- ½ cup coconut flour
- ½ cup almond flour
- ½ cup raw cocoa powder
- 2 tsp baking powder
- 1 tsp psyllium husk
- 1 tsp vanilla powder
- ½ cup oat milk
- 6 organic eggs
- 5 tbsp organic honey or coconut palm syrup
- 5 tbsp cup coconut palm sugar
- about 5 tbsp almond butter
- 2 cans full fat coconut milk (refrigerated overnight)
- ½ tsp vanilla powder
- 1 tbsp organic honey or coconut syrup
- 5 tbsp raw cacao nibs
grated raw chocolate
The pan diameter: 18 cm / 7 inches.
Preheat the oven to 350 Fahrenheit or 175 Celsius degrees. Grease the cake tin with coconut oil and cover the bottom with a piece of parchment paper so that the cake is easier to remove later.
Mix the dry ingredients in a bowl. Beat the eggs in another bowl with honey and coconut sugar until the mixture is light and fluffy (about 1-2 minutes). Mix the dry ingredients and egg foam. Stir in the oat milk.
Pour the batter into the cake tin. Bake in the center of the oven for about 35 minutes or until a toothpick comes out clean when inserted into the center. (In the meantime prepare the filling).

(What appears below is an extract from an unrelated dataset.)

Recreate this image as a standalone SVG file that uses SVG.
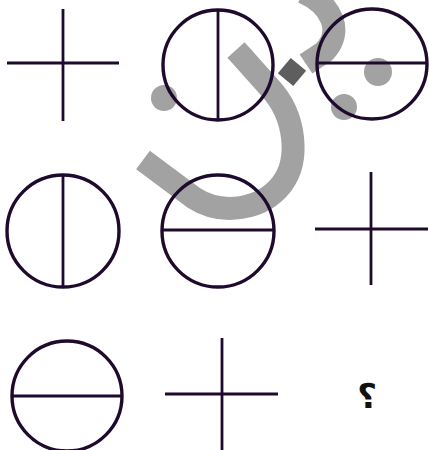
<svg xmlns="http://www.w3.org/2000/svg" width="429" height="450" viewBox="0 0 429 450">
<style>
.ln{stroke:#1e0a2c;stroke-width:2.8;fill:none}
.cr{stroke:#1e0a2c;stroke-width:3.4;fill:none}
.wm{stroke:#a2a2a2;stroke-width:23;fill:none}
.dot{fill:#a2a2a2}
</style>
<rect width="429" height="450" fill="#ffffff"/>
<g id="watermark">
<path class="wm" d="M303,-8 C332,5 344,32 324,52 L306,64"/>
<rect x="282" y="62" width="20" height="20" fill="#5e5e5e" transform="rotate(40 292 72)"/>
<path class="wm" d="M236,50 L270,88 C296,116 300,160 282,184 C262,210 222,216 194,198 L143,160"/>
<circle class="dot" cx="164" cy="98" r="13"/>
<circle class="dot" cx="378" cy="72" r="14"/>
<circle class="dot" cx="344" cy="107" r="13"/>
</g>
<g id="r1c1">
<line class="ln" x1="7" y1="63" x2="119" y2="63"/>
<line class="ln" x1="63" y1="9" x2="63" y2="121"/>
</g>
<g id="r1c2">
<circle class="cr" cx="218" cy="65" r="55"/>
<line class="ln" x1="218" y1="10" x2="218" y2="120"/>
</g>
<g id="r1c3">
<circle class="cr" cx="372" cy="64" r="55"/>
<line class="ln" x1="317" y1="63" x2="427" y2="63"/>
</g>
<g id="r2c1">
<circle class="cr" cx="63" cy="231" r="56"/>
<line class="ln" x1="63" y1="175" x2="63" y2="287"/>
</g>
<g id="r2c2">
<circle class="cr" cx="218" cy="231" r="56"/>
<line class="ln" x1="162" y1="230" x2="274" y2="230"/>
</g>
<g id="r2c3">
<line class="ln" x1="315" y1="229" x2="428" y2="229"/>
<line class="ln" x1="371" y1="172" x2="371" y2="285"/>
</g>
<g id="r3c1">
<circle class="cr" cx="67" cy="396" r="55"/>
<line class="ln" x1="12" y1="396" x2="122" y2="396"/>
</g>
<g id="r3c2">
<line class="ln" x1="165" y1="394" x2="278" y2="394"/>
<line class="ln" x1="222" y1="338" x2="222" y2="452"/>
</g>
<g id="r3c3">
<text x="367" y="408" font-family="'DejaVu Sans', sans-serif" font-size="34" font-weight="bold" text-anchor="middle" fill="#111">؟</text>
</g>
</svg>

Take the cake tin out from the oven and let the cake cool. Remove the cake from the pan and if necessary, help gently with a knife.
Take the coconut milk cans out of the fridge. Open the cans and remove all the solid coconut cream and scoop it into a bowl. Mix cream in a bowl with beaters until fluffy. Mix in honey or syrup, vanilla and cacao nibs. If the mixture gets too runny, place it in the refrigerator for a while.
Cut the cake in two parts. Spread almond butter on top of the first layer. Then add stracciatella filling. Add the second layer on top and spread stracciatella filling also on top of the cake. Decorate the cake by sprinkling on some grated raw chocolate. Serve and enjoy!